__Challenge__. Please write the listing below out again exactly, leaving every picture behind.

__Given data__.
########################################

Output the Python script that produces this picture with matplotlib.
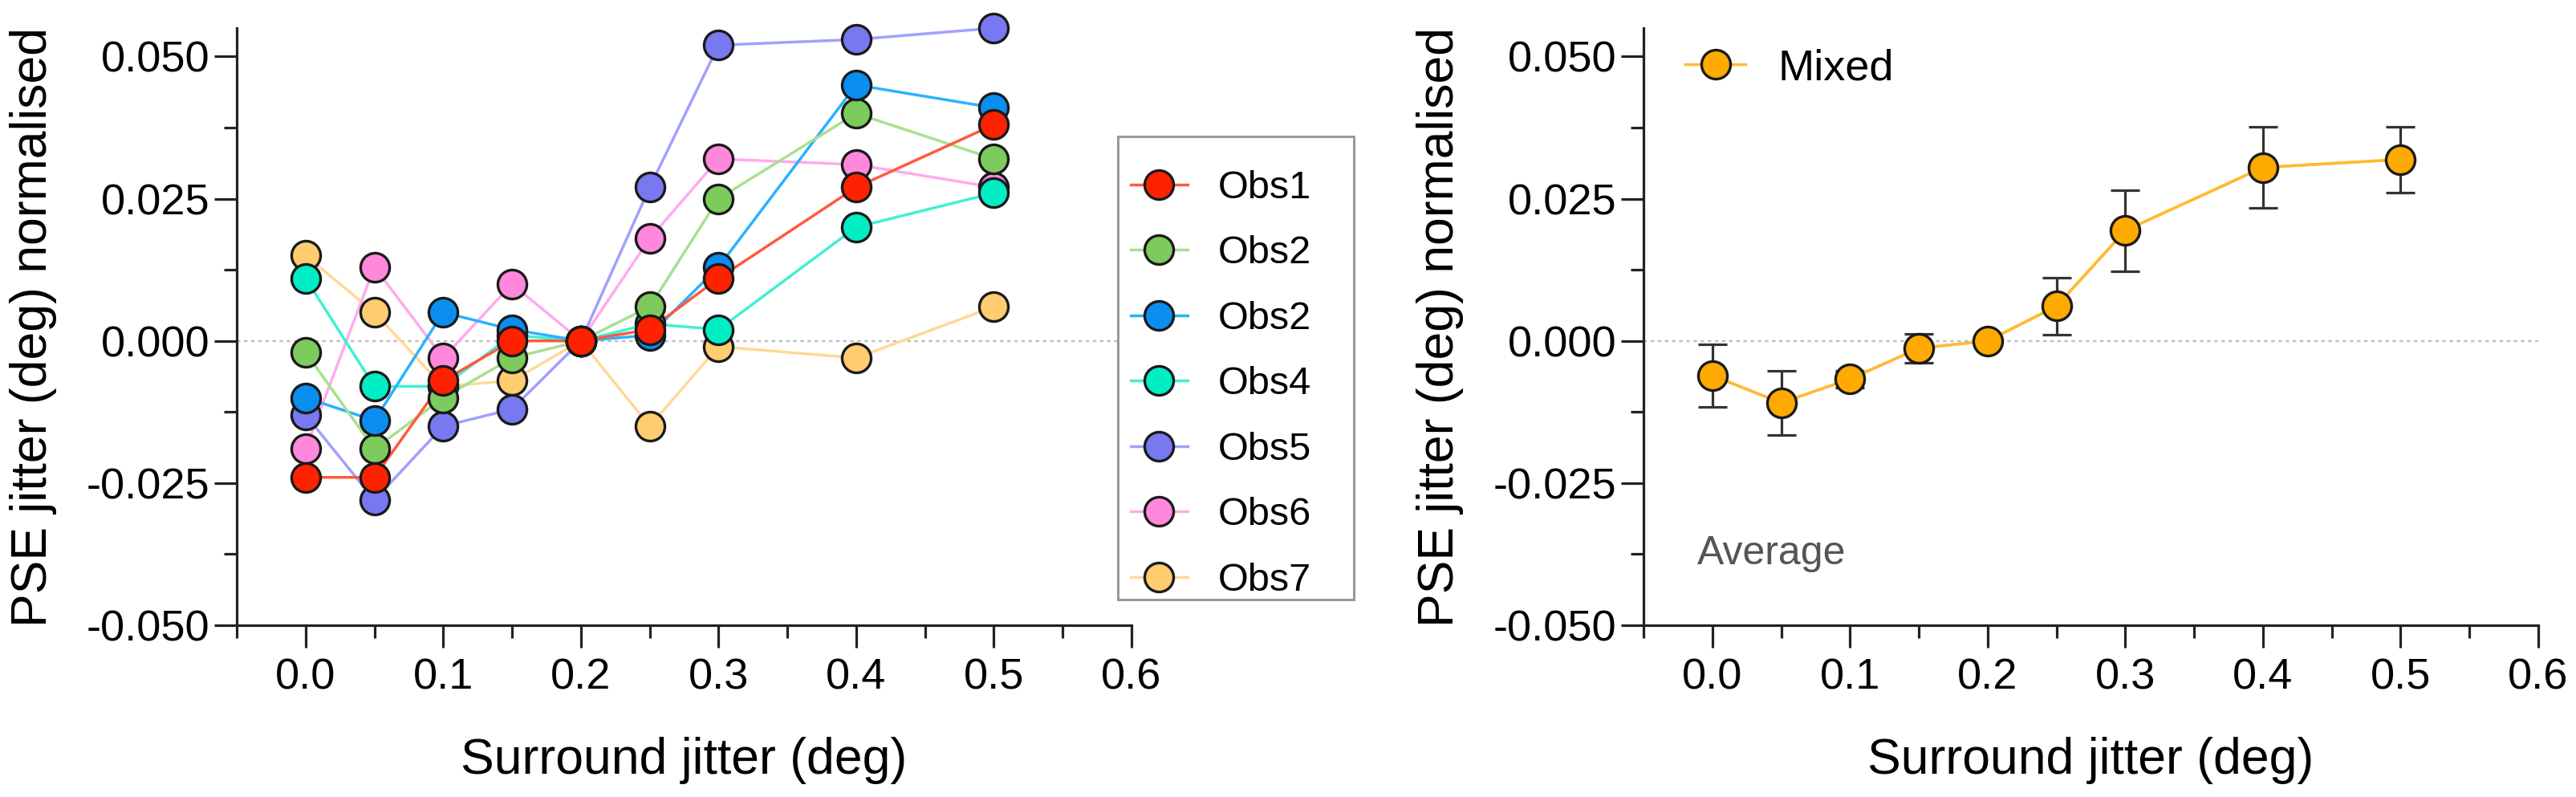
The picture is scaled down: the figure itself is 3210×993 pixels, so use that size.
import matplotlib
matplotlib.use("Agg")
import matplotlib.pyplot as plt
from matplotlib.patches import Rectangle
from matplotlib.ticker import MultipleLocator, FormatStrFormatter

plt.rcParams['font.family'] = ['Liberation Sans', 'DejaVu Sans']
plt.rcParams['axes.unicode_minus'] = False

# surround jitter levels (deg)
jitter = [0.0, 0.05, 0.1, 0.15, 0.2, 0.25, 0.3, 0.4, 0.5]

# individual observers, PSE jitter normalised (deg)
obs_labels = ["Obs1", "Obs2", "Obs2", "Obs4", "Obs5", "Obs6", "Obs7"]
obs1 = [-0.024, -0.024, -0.007, 0.000, 0.0, 0.002, 0.011, 0.027, 0.038]
obs2 = [-0.002, -0.019, -0.010, -0.003, 0.0, 0.006, 0.025, 0.040, 0.032]
obs2b = [-0.010, -0.014, 0.005, 0.002, 0.0, 0.001, 0.013, 0.045, 0.041]
obs4 = [0.011, -0.008, -0.008, 0.001, 0.0, 0.003, 0.002, 0.020, 0.026]
obs5 = [-0.013, -0.028, -0.015, -0.012, 0.0, 0.027, 0.052, 0.053, 0.055]
obs6 = [-0.019, 0.013, -0.003, 0.010, 0.0, 0.018, 0.032, 0.031, 0.027]
obs7 = [0.015, 0.005, -0.008, -0.007, 0.0, -0.015, -0.001, -0.003, 0.006]
observers = [obs1, obs2, obs2b, obs4, obs5, obs6, obs7]

marker_colors = ["#ff2200", "#7ccb5c", "#0a8ef0", "#00eec4",
                 "#7878f0", "#ff88dd", "#ffcc70"]
line_colors = ["#ff5a3c", "#a8e08e", "#2ab2ff", "#40f0d2",
               "#a0a0ff", "#ffaaee", "#ffd898"]

# average across observers with error bars
mixed_mean = [-0.0061, -0.0109, -0.0067, -0.0013, 0.0, 0.0061, 0.0194, 0.0305, 0.0319]
mixed_err = [0.0055, 0.0057, 0.0015, 0.0026, 0.0, 0.0050, 0.0071, 0.0071, 0.0058]

W, H = 3210, 993
fig = plt.figure(figsize=(W / 100, H / 100), dpi=100)
ax1 = fig.add_axes([295 / W, 1 - 779 / H, 1115 / W, 744 / H])
ax2 = fig.add_axes([2048 / W, 1 - 779 / H, 1115 / W, 744 / H])

MS = 26
LW = 2.5


def style_axes(ax):
    ax.set_xlim(-0.05, 0.6)
    ax.set_ylim(-0.05, 0.055)
    for side in ("top", "right"):
        ax.spines[side].set_visible(False)
    for side in ("left", "bottom"):
        ax.spines[side].set_linewidth(2.3)
        ax.spines[side].set_color("#222222")
    ax.xaxis.set_major_locator(MultipleLocator(0.1))
    ax.xaxis.set_minor_locator(MultipleLocator(0.05))
    ax.yaxis.set_major_locator(MultipleLocator(0.025))
    ax.yaxis.set_minor_locator(MultipleLocator(0.0125))
    ax.xaxis.set_major_formatter(FormatStrFormatter("%.1f"))
    ax.yaxis.set_major_formatter(FormatStrFormatter("%.3f"))
    ax.tick_params(which="major", length=20, width=2.3, color="#222222",
                   labelsize=39)
    ax.tick_params(which="minor", length=11.5, width=2.3, color="#222222")
    ax.tick_params(axis="x", which="major", pad=9)
    ax.tick_params(axis="y", which="major", pad=4)
    ax.axhline(0, color="#bbbbbb", lw=1.6, ls=(0, (2, 2)), zorder=1)
    ax.set_xlabel("Surround jitter (deg)", fontsize=45, va="top")
    ax.set_ylabel("PSE jitter (deg) normalised", fontsize=45)
    ax.xaxis.set_label_coords(0.5, -0.187)
    ax.yaxis.set_label_coords(-0.201, 0.5)


# left panel: individual observers
style_axes(ax1)
handles = []
for i in range(len(observers) - 1, -1, -1):
    ax1.plot(jitter, observers[i], color=line_colors[i], lw=LW, zorder=2,
             clip_on=False)
for i in [6, 5, 4, 3, 1, 2, 0]:
    ax1.plot(jitter, observers[i], ls="none", marker="o", ms=MS,
             mfc=marker_colors[i], mec="#1a1a1a", mew=2.4, zorder=3,
             clip_on=False)
for i in range(len(observers)):
    h, = ax1.plot([], [], color=line_colors[i], lw=LW, marker="o", ms=MS,
                  mfc=marker_colors[i], mec="#1a1a1a", mew=2.4)
    handles.append(h)

fig.patches.append(Rectangle((1393 / W, 1 - 747 / H), 294 / W, 577 / H,
                             transform=fig.transFigure, facecolor="white",
                             edgecolor="#999999", lw=2.2, zorder=4))
fig.legend(handles, obs_labels, loc="upper left",
           bbox_to_anchor=(1409 / W, 1 - 212 / H), frameon=False,
           fontsize=35, borderpad=0, borderaxespad=0, handlelength=1.46,
           handletextpad=0.78, labelspacing=0.75)

# right panel: average
style_axes(ax2)
ax2.errorbar(jitter, mixed_mean, yerr=mixed_err, fmt="none", ecolor="#333333",
             elinewidth=2.3, capsize=13, capthick=2.3, zorder=2)
ax2.plot(jitter, mixed_mean, color="#ffbb33", lw=LW, zorder=2.5)
mixed_handle, = ax2.plot(jitter, mixed_mean, color="#ffbb33", lw=LW, ls="-",
                         marker="o", ms=MS, mfc="#ffaa00", mec="#1a1a1a",
                         mew=2.4, zorder=3)
ax2.legend([mixed_handle], ["Mixed"], loc="center left",
           bbox_to_anchor=(2100 / W, 1 - 85 / H), bbox_transform=fig.transFigure,
           frameon=False, fontsize=39, borderpad=0, borderaxespad=0,
           handlelength=1.39, handletextpad=0.74)
ax2.text(-0.011, -0.0375, "Average", fontsize=36, color="#555555",
         ha="left", va="center")

fig.savefig("out.png", dpi=100, facecolor="white")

########################################

__Exercise answer__.
Output the Python script that produces this picture with matplotlib.
The picture is scaled down: the figure itself is 3210×993 pixels, so use that size.
import matplotlib
matplotlib.use("Agg")
import matplotlib.pyplot as plt
from matplotlib.patches import Rectangle
from matplotlib.ticker import MultipleLocator, FormatStrFormatter

plt.rcParams['font.family'] = ['Liberation Sans', 'DejaVu Sans']
plt.rcParams['axes.unicode_minus'] = False

# surround jitter levels (deg)
jitter = [0.0, 0.05, 0.1, 0.15, 0.2, 0.25, 0.3, 0.4, 0.5]

# individual observers, PSE jitter normalised (deg)
obs_labels = ["Obs1", "Obs2", "Obs2", "Obs4", "Obs5", "Obs6", "Obs7"]
obs1 = [-0.024, -0.024, -0.007, 0.000, 0.0, 0.002, 0.011, 0.027, 0.038]
obs2 = [-0.002, -0.019, -0.010, -0.003, 0.0, 0.006, 0.025, 0.040, 0.032]
obs2b = [-0.010, -0.014, 0.005, 0.002, 0.0, 0.001, 0.013, 0.045, 0.041]
obs4 = [0.011, -0.008, -0.008, 0.001, 0.0, 0.003, 0.002, 0.020, 0.026]
obs5 = [-0.013, -0.028, -0.015, -0.012, 0.0, 0.027, 0.052, 0.053, 0.055]
obs6 = [-0.019, 0.013, -0.003, 0.010, 0.0, 0.018, 0.032, 0.031, 0.027]
obs7 = [0.015, 0.005, -0.008, -0.007, 0.0, -0.015, -0.001, -0.003, 0.006]
observers = [obs1, obs2, obs2b, obs4, obs5, obs6, obs7]

marker_colors = ["#ff2200", "#7ccb5c", "#0a8ef0", "#00eec4",
                 "#7878f0", "#ff88dd", "#ffcc70"]
line_colors = ["#ff5a3c", "#a8e08e", "#2ab2ff", "#40f0d2",
               "#a0a0ff", "#ffaaee", "#ffd898"]

# average across observers with error bars
mixed_mean = [-0.0061, -0.0109, -0.0067, -0.0013, 0.0, 0.0061, 0.0194, 0.0305, 0.0319]
mixed_err = [0.0055, 0.0057, 0.0015, 0.0026, 0.0, 0.0050, 0.0071, 0.0071, 0.0058]

W, H = 3210, 993
fig = plt.figure(figsize=(W / 100, H / 100), dpi=100)
ax1 = fig.add_axes([295 / W, 1 - 779 / H, 1115 / W, 744 / H])
ax2 = fig.add_axes([2048 / W, 1 - 779 / H, 1115 / W, 744 / H])

MS = 26
LW = 2.5


def style_axes(ax):
    ax.set_xlim(-0.05, 0.6)
    ax.set_ylim(-0.05, 0.055)
    for side in ("top", "right"):
        ax.spines[side].set_visible(False)
    for side in ("left", "bottom"):
        ax.spines[side].set_linewidth(2.3)
        ax.spines[side].set_color("#222222")
    ax.xaxis.set_major_locator(MultipleLocator(0.1))
    ax.xaxis.set_minor_locator(MultipleLocator(0.05))
    ax.yaxis.set_major_locator(MultipleLocator(0.025))
    ax.yaxis.set_minor_locator(MultipleLocator(0.0125))
    ax.xaxis.set_major_formatter(FormatStrFormatter("%.1f"))
    ax.yaxis.set_major_formatter(FormatStrFormatter("%.3f"))
    ax.tick_params(which="major", length=20, width=2.3, color="#222222",
                   labelsize=39)
    ax.tick_params(which="minor", length=11.5, width=2.3, color="#222222")
    ax.tick_params(axis="x", which="major", pad=9)
    ax.tick_params(axis="y", which="major", pad=4)
    ax.axhline(0, color="#bbbbbb", lw=1.6, ls=(0, (2, 2)), zorder=1)
    ax.set_xlabel("Surround jitter (deg)", fontsize=45, va="top")
    ax.set_ylabel("PSE jitter (deg) normalised", fontsize=45)
    ax.xaxis.set_label_coords(0.5, -0.187)
    ax.yaxis.set_label_coords(-0.201, 0.5)


# left panel: individual observers
style_axes(ax1)
handles = []
for i in range(len(observers) - 1, -1, -1):
    ax1.plot(jitter, observers[i], color=line_colors[i], lw=LW, zorder=2,
             clip_on=False)
for i in [6, 5, 4, 3, 1, 2, 0]:
    ax1.plot(jitter, observers[i], ls="none", marker="o", ms=MS,
             mfc=marker_colors[i], mec="#1a1a1a", mew=2.4, zorder=3,
             clip_on=False)
for i in range(len(observers)):
    h, = ax1.plot([], [], color=line_colors[i], lw=LW, marker="o", ms=MS,
                  mfc=marker_colors[i], mec="#1a1a1a", mew=2.4)
    handles.append(h)

fig.patches.append(Rectangle((1393 / W, 1 - 747 / H), 294 / W, 577 / H,
                             transform=fig.transFigure, facecolor="white",
                             edgecolor="#999999", lw=2.2, zorder=4))
fig.legend(handles, obs_labels, loc="upper left",
           bbox_to_anchor=(1409 / W, 1 - 212 / H), frameon=False,
           fontsize=35, borderpad=0, borderaxespad=0, handlelength=1.46,
           handletextpad=0.78, labelspacing=0.75)

# right panel: average
style_axes(ax2)
ax2.errorbar(jitter, mixed_mean, yerr=mixed_err, fmt="none", ecolor="#333333",
             elinewidth=2.3, capsize=13, capthick=2.3, zorder=2)
ax2.plot(jitter, mixed_mean, color="#ffbb33", lw=LW, zorder=2.5)
mixed_handle, = ax2.plot(jitter, mixed_mean, color="#ffbb33", lw=LW, ls="-",
                         marker="o", ms=MS, mfc="#ffaa00", mec="#1a1a1a",
                         mew=2.4, zorder=3)
ax2.legend([mixed_handle], ["Mixed"], loc="center left",
           bbox_to_anchor=(2100 / W, 1 - 85 / H), bbox_transform=fig.transFigure,
           frameon=False, fontsize=39, borderpad=0, borderaxespad=0,
           handlelength=1.39, handletextpad=0.74)
ax2.text(-0.011, -0.0375, "Average", fontsize=36, color="#555555",
         ha="left", va="center")

fig.savefig("out.png", dpi=100, facecolor="white")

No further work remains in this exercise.